Low voter turnout plagues midterms

AP Photo. Election official Britt Munnell (right) checks in Penn State student Emilee Ehret before she votes in the HUB building on Election Day in State College, Pa.

AP Photo. Election official Britt Munnell (right) checks in Penn State student Emilee Ehret before she votes in the HUB building on Election Day in State College, Pa.

By Brandon Addeo | The Duquesne Duke

The number of ballots cast on Election Day Tuesday in Allegheny County was approximately 75,000 less than the number in 2010.

According to statistics from the Allegheny County elections department, less than 355,000 votes were recorded in Allegheny County in the election that saw Democrat Tom Wolf triumph over Republican incumbent Tom Corbett.

Low voter turnout in midterm elections is not uncommon. There are currently more than 880,000 registered voters in Allegheny County. Approximately 40 percent of those voted in Tuesday’s election.

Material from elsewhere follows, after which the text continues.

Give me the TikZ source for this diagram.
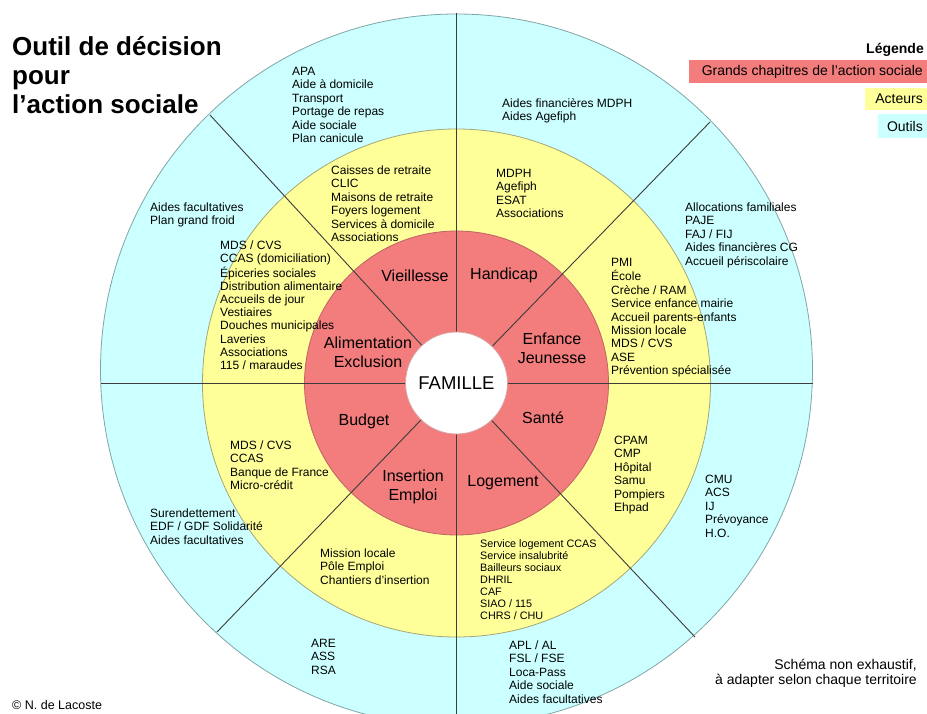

Patricia Dunham, chair of Duquesne’s political science department, said it is important to vote in midterm elections because the results “impact our lives.”

“Policies will get passed or gridlock will continue,” Dunham said.

Sophomore sports marketing major Ashton Salopek said she did not vote because she felt she was not informed enough about politics to vote, but acknowledged that voting is “vital to society.”

“[Voting] is our right to choose who we want to lead us,” Salopek said. “So it’s very important.”

In the 2010 midterm elections, 427,318 people voted in Allegheny County, according to the Atlas of U.S. Presidential Elections. More than 450,000 voted in the 2006 midterms.

When Barack Obama won the presidency in 2012, more than 620,000 Allegheny County residents cast a ballot.

Statistics from the Center for Information & Research on Civic Learning and Engagement showed that 13 percent of people ages 18-29 voted in Tuesday’s election, a one percent increase from the 2010 midterms.

Dunham said the current generation of college students seeks to play a role in politics.

“I think they’re about as concerned [with politics] as previous generations,” Dunham said.

Students in the current generation are more interested in political volunteerism, as opposed to the more provocative methods of protesting and civil disobedience used by previous generations, according to Dunham.

Junior public relations major Thomas Hustava said he did not vote because he did not have the time to.

Hustava said Americans should exercise their right to vote.

“We have the privilege to do that in this country and we should be able to take advantage of that,” Hustava said.

College students participate more in presidential elections. A study by the Fair Elections Legal Network found that in the 2008 presidential election, 87 percent of students age 18-24 who were registered to vote cast ballots.

Freshman music therapy major Emma Weihe voted absentee for her home state of Ohio.

“I feel that it’s a big rite of passage,” Weihe said. “You are an adult when you get to vote.”

Weihe said students should be more concerned with politics.

“We are going to be controlling our country and I think that we should have a say in our own government,” Weihe said. “The more students who vote, the more we can make a difference.”